While preparing with Rabbi Sarah Graff at Kol Emeth, I closely read the text of Parashat Va’etchanan, which contains the first paragraph of the Shema. In my d’var, I discussed the Shema as a symbol of Jewish resilience: Rabbi Akiva’s last words before being martyred were the Shema; children living in Christian orphanages were identified as Jews after the Holocaust because they recognized the Shema; Bene Israel Indian Jews, my ancestors, preserved the Shema for millennia.

My bat mitzvah helped me gain a deeper understanding of the role of resilience in Jewish continuity.
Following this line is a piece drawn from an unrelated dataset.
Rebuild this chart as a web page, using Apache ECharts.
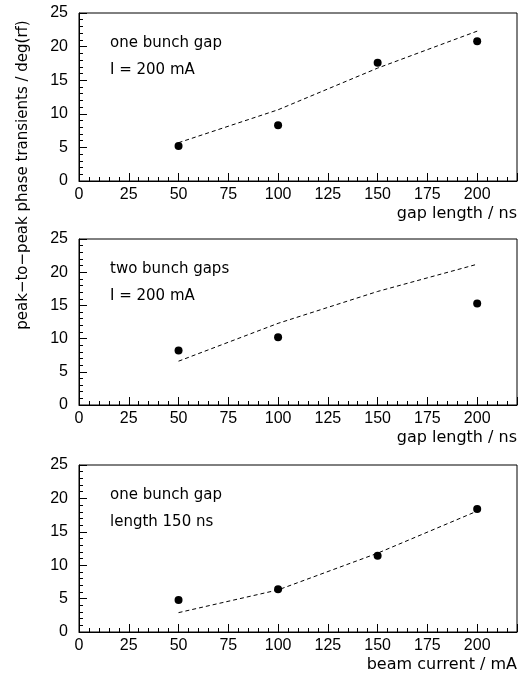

The ceremony became my way of officially making a commitment to pass the Jewish “baton” to the next generation.

For four years, I’ve stuck with Siddur Minyan even as its membership dwindled and its faculty leadership changed. I often wonder how my life would look had that overwhelmed freshman succumbed to confusion, left the minyan and disengaged from religious Judaism. Kehillah’s Siddur Minyan taught me that resilience is the key skill that I need to play my part in the preservation of our people’s heritage. Now, whenever I lead services, I keep this in mind.

Mayan Moses is graduating from the Kehillah School. She is a Bronfman Fellow and will attend Brown University, where she plans to major in physics.

My education offered security, joy and resolve

Daniel Schweig

Daniel Schweig

There is an idea in Judaism called “chizuk,” which relates to the power of the community to uplift the spirit and resolve of the individual. I think that chizuk is one of the greatest gifts I have been given through my Jewish education.

My whole academic life has been within Jewish private schools. To many this would seem like a bubble or a restriction, but it gave me the freedom to be my true self in relation to my Jewish identity. 

In my elementary and middle schools, there were never more than 20 kids in each grade, many of whom were also my friends at synagogue. At this point even in a larger high school environment at JCHS, there are some people I’ve gone through all my years of schooling with. Living in this overlapping community has allowed me to form incredibly close and personal relationships with peers who have become like family. In addition, sharing a common Jewish identity with my classmates has given me an underlying sense of security around my own Jewishness that allows me to feel fluent and able to make ongoing decisions about what it means to me. 

Even more important than a personal sense of security is the joy I have experienced in my Jewish education. Being able to celebrate holidays, pray and learn every single day along with my Jewish peers has given me a desire for connection and a deep understanding that the tradition I have inherited is full of life. 

Wherever my experiences take me and wherever my Jewish observance lands, I am indebted to my Jewish education for giving me chizuk, strength and resolve. I know the joy of community and power of tradition that has brought me to where I am, and this will guide me as I go into the world.

Daniel Schweig is graduating from Jewish Community High School of the Bay. He grew up in Berkeley attending Congregation Beth Israel, Gan Shalom and Oakland Hebrew Day School. He will spend a gap year in Israel at Mechinat Beit Yisrael and then attend UCLA.